I understand why I abandoned this dream. I saw my love bent and twisted in an environment that did not care for her, and my love was such that I was willing to live in exile rather than continue to be a part of it. It is time for the exile to return home.

This letter is to let you all know, my friends in Arizona, that I will not be returning there to become a student. I was never quite sure what I would do with those years in school. Whenever I think of working again as a programmer, however, I knew exactly how I will spend the next forty years of my life.

I am going to move to the San Francisco Bay after coming home, onto a Catalina 27 in one of the marinas on the west side. That will put me close to where the work is. I will start a company to offer my services as a programmer, and also to sell my own creations. I am not sure of the name yet, but it will relate to this quality that I love in programming, and will be creating once again through coding.

I will come to Tucson the first week of September to visit and say goodbye, after teaching a class at the Belmont Bahá’í School. Perhaps we could have a party, to see my friends and say goodbye, and welcome back something I have been pining for throughout everything I’ve written.

It is funny; after knowing this, everything seemed clear again. I could only sit on a bench, in joy, for several hours, knowing again my part in life. I couldn’t sleep, either; I could only think of what I wanted to do, what I wanted to see happen. I had to convince myself to remain in Europe, in case something further comes clear.

My company will serve the ideals of programming I knew from the beginning, but compromised for the sake of commercial enterprises with a different objective. I think it is the type of programming even such enterprises truly want. As I find time, I will campaign to help them understand this. Here is the web site’s front page:

Welcome to Artisan Software. We offer consulting services in the field of software development. Our logo is the hammer[^fn1]; a hammer is a well-designed, simple tool. It does its job well enough that you don’t think about the hammer – but how you will use it. This is the nature of simple things: integrity, dependability, honesty. Think back on everything in your life you found the greatest joy in using. They all had these traits in common. This is the kind of code we write and the business that we run. Please phone or e-mail to discuss estimates. Any job is considered if it can be done well.

If people click on any of the above traits, to read their definition, they will see:

In the context of something’s being simple, integrity means that it has a single overall purpose and that every element contributes to that purpose. No part of it tries to be what it is not.

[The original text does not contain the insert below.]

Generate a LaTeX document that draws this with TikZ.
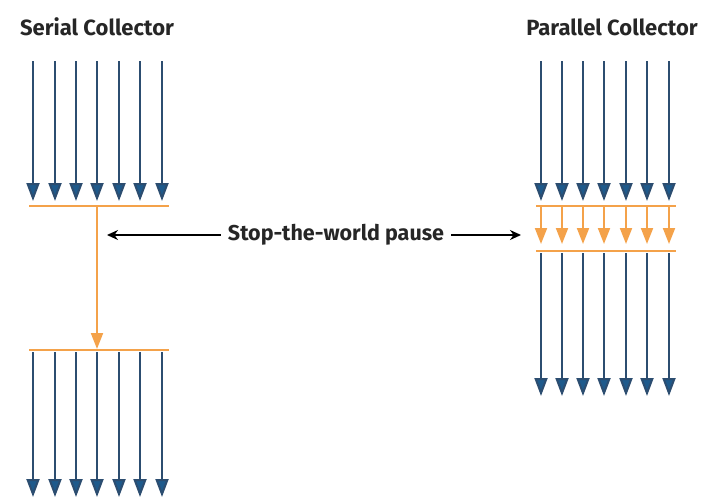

Dependability means that you always know how it will behave and what it will accomplish. It never changes what it is or what it does.

Honesty means that nothing is ever hidden or obscure or false. The description fits the behavior fits the reality. Its being is one, self-consistent… simple.

This is the life I want to live, and coding is how I want to offer it to the world. I also understand that everyone wants these things, in their soul, and so I aim to teach them, to help them see this, and to find the ways to achieve it.